The approach is straightforward:

const checkDouble = (value: string): boolean => {
    if (value.length % 2 !== 0) {
        return false; // Odd length can never be a "double"
    }
    const half = value.length / 2;
    const firstHalf = value.substring(0, half);
    const secondHalf = value.substring(half);
    return firstHalf === secondHalf;
};

const partOne = (input: Range[], debug: boolean) => {
    let total = 0;
    for (const [start, end] of input) {
        for (let nValue = start; nValue <= end; nValue++) {
            const value = nValue.toString();
            if (checkDouble(value)) {
                total += nValue;
            }
        }
    }
    return total;
};

A few notes:

  • Odd-length numbers are immediately skipped — you can't split 12345 into two equal halves
  • We work with strings for the comparison since we care about digit patterns, not numeric properties
  • We sum the actual numbers, not count them

Part Two: Finding Repeated Sequences

Part two ups the ante. Now we need to find numbers composed of any sequence repeated at least twice. So 123123 (period 3, repeated twice), 111111 (period 1, repeated six times), and 21212121 (period 2, repeated four times) all qualify.

The key insight is that for a number with n digits, we only need to check periods that evenly divide n. A 12-digit number could have periods of 1, 2, 3, 4, or 6.

const checkMultiple = (value: string): boolean => {
    const len = value.length;
    
    for (let period = 1; period <= len / 2; period++) {
        if (len % period !== 0) {
            continue; // Period must evenly divide the length
        }
        
        const segment = value.substring(0, period);
        const repetitions = len / period;
        const target = segment.repeat(repetitions);
        
        if (target === value) {
            return true;
        }
    }
    
    return false;
};

JavaScript's String.prototype.repeat() does the heavy lifting here. We extract the first period characters, repeat them enough times to match the original length, and compare.

Note that we don't need to worry about double-counting. If 111111 matches for period 1, we return immediately — we don't care that it would also match for period 2 or 3.

Performance

The brute force approach iterates through every number in every range. With ranges potentially spanning millions of numbers, this could be slow.

But it isn't. The full input runs in about 228 milliseconds.

Could we optimize? Absolutely. For part one, given a range like 1000000-9999999, we could mathematically calculate how many doubles exist without checking each number. But why bother? The code is clear, correct, and fast enough.

Takeaways

  1. String operations for digit manipulation: When you care about the structure of digits rather than their numeric value, convert to string early. The substring and repeat operations are cleaner than modulo arithmetic.

  2. Brute force has its place: Both parts iterate through potentially millions of numbers. It runs in under 250ms.
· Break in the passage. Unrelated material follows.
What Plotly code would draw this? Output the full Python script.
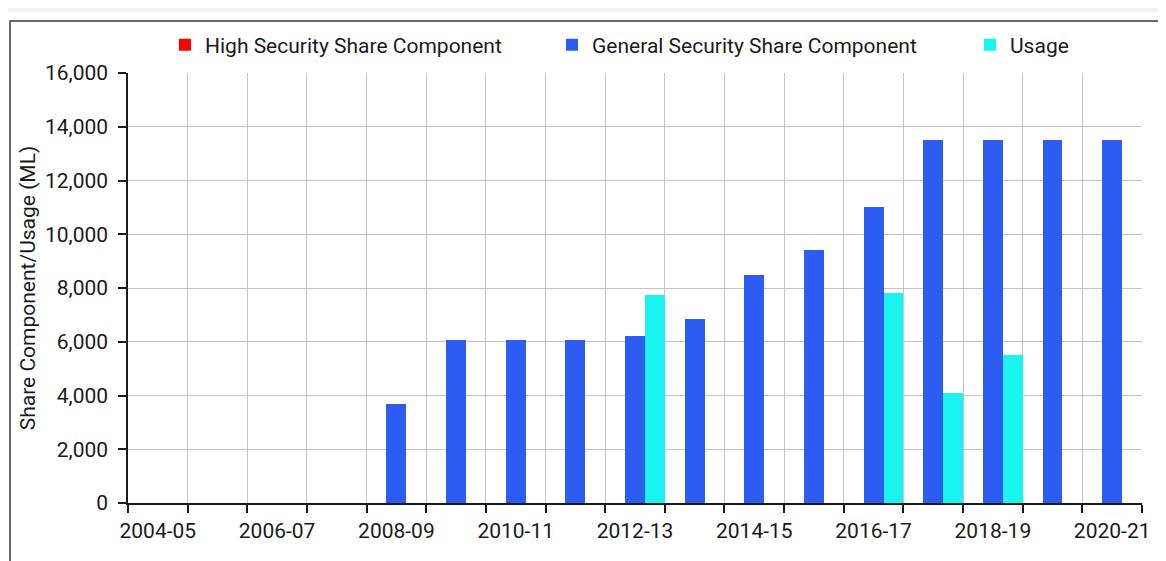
import plotly.graph_objects as go

years = ["2004-05", "2005-06", "2006-07", "2007-08", "2008-09", "2009-10", "2010-11",
         "2011-12", "2012-13", "2013-14", "2014-15", "2015-16", "2016-17", "2017-18",
         "2018-19", "2019-20", "2020-21"]
high_security = [0] * 17
general_security = [0, 0, 0, 0, 3700, 6050, 6050, 6050, 6220, 6850, 8500, 9400,
                    11000, 13500, 13500, 13500, 13500]
usage = [0, 0, 0, 0, 0, 0, 0, 0, 7740, 0, 0, 0, 7820, 4100, 5500, 0, 0]
tick_labels = [y if i % 2 == 0 else "" for i, y in enumerate(years)]
y_ticks = list(range(0, 16001, 2000))

FONT = "Roboto, 'Open Sans', sans-serif"
FS = 21

fig = go.Figure()
fig.add_trace(go.Bar(x=years, y=high_security, name="High Security Share Component",
                     marker=dict(color="#ff0000", line=dict(width=0)),
                     legend="legend", showlegend=True))
fig.add_trace(go.Bar(x=years, y=general_security, name="General Security Share Component",
                     marker=dict(color="#2d5cf2", line=dict(width=0)),
                     legend="legend2", showlegend=True))
fig.add_trace(go.Bar(x=years, y=usage, name="Usage",
                     marker=dict(color="#1af4f0", line=dict(width=0)),
                     legend="legend3", showlegend=True))

# page body has an 8px margin: figure coordinates = window coordinates - 8
OFF = 8
W, H = 1166, 561
PL, PR, PT, PB = 128, 1142, 73, 503  # plot area in window pixels
L, T = PL - OFF, PT - OFF
R, B = W - (PR - OFF), H - (PB - OFF)
pw, ph = PR - PL, PB - PT

def px(x):  # window x pixel -> paper
    return (x - PL) / pw

def py(y):  # window y pixel -> paper
    return (PB - y) / ph

leg_common = dict(orientation="h", yanchor="middle", xanchor="left",
                  font=dict(family=FONT, size=FS, color="#1a1a1a"),
                  bgcolor="rgba(0,0,0,0)", borderwidth=0)

fig.update_layout(
    width=W, height=H,
    margin=dict(l=L, r=R, t=T, b=B),
    paper_bgcolor="white", plot_bgcolor="white",
    barmode="group", bargap=0, bargroupgap=0,
    font=dict(family=FONT, size=FS, color="#1a1a1a"),
    legend=dict(x=px(165), y=py(45), **leg_common),
    legend2=dict(x=px(552), y=py(45), **leg_common),
    legend3=dict(x=px(970), y=py(45), **leg_common),
    xaxis=dict(
        type="category", tickson="boundaries",
        tickvals=years, ticktext=tick_labels, tickangle=0,
        ticks="outside", ticklen=8, tickcolor="#1a1a1a", tickwidth=1.5,
        showline=True, linecolor="#1a1a1a", linewidth=1.5,
        showgrid=True, gridcolor="#c4c4c4", gridwidth=1,
        automargin=False, ticklabelstandoff=8,
        tickfont=dict(family=FONT, size=FS, color="#1a1a1a"),
    ),
    yaxis=dict(
        range=[0, 16000], tickvals=y_ticks, tickformat=",",
        ticks="outside", ticklen=8, tickcolor="#1a1a1a", tickwidth=1.5,
        showline=True, linecolor="#1a1a1a", linewidth=1.5,
        showgrid=True, gridcolor="#c4c4c4", gridwidth=1,
        zeroline=False, automargin=False, ticklabelstandoff=6,
        tickfont=dict(family=FONT, size=FS, color="#1a1a1a"),
        title=dict(text="Share Component/Usage (ML)", standoff=4,
                   font=dict(family=FONT, size=FS, color="#1a1a1a")),
    ),
    shapes=[
        dict(type="rect", xref="paper", yref="paper",
             x0=px(OFF), x1=px(W), y0=py(OFF), y1=py(12),
             fillcolor="#f1f1f1", line=dict(width=0), layer="below"),
        dict(type="rect", xref="paper", yref="paper",
             x0=px(10), x1=px(1162), y0=py(590), y1=py(21),
             line=dict(color="#3a3a3a", width=1.5), fillcolor="rgba(0,0,0,0)"),
    ],
)

fig.write_html("out.html")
Sometimes the "naive" solution is the right solution.

  3. Separation of concerns: Extracting checkDouble and checkMultiple into separate functions made refactoring from part one to part two trivial. The main loop stayed identical.

  4. Readability over cleverness: This code doesn't use any tricks. Anyone reading it can understand what it does. That's often more valuable than shaving off a few milliseconds.

The full solution is available in the repository.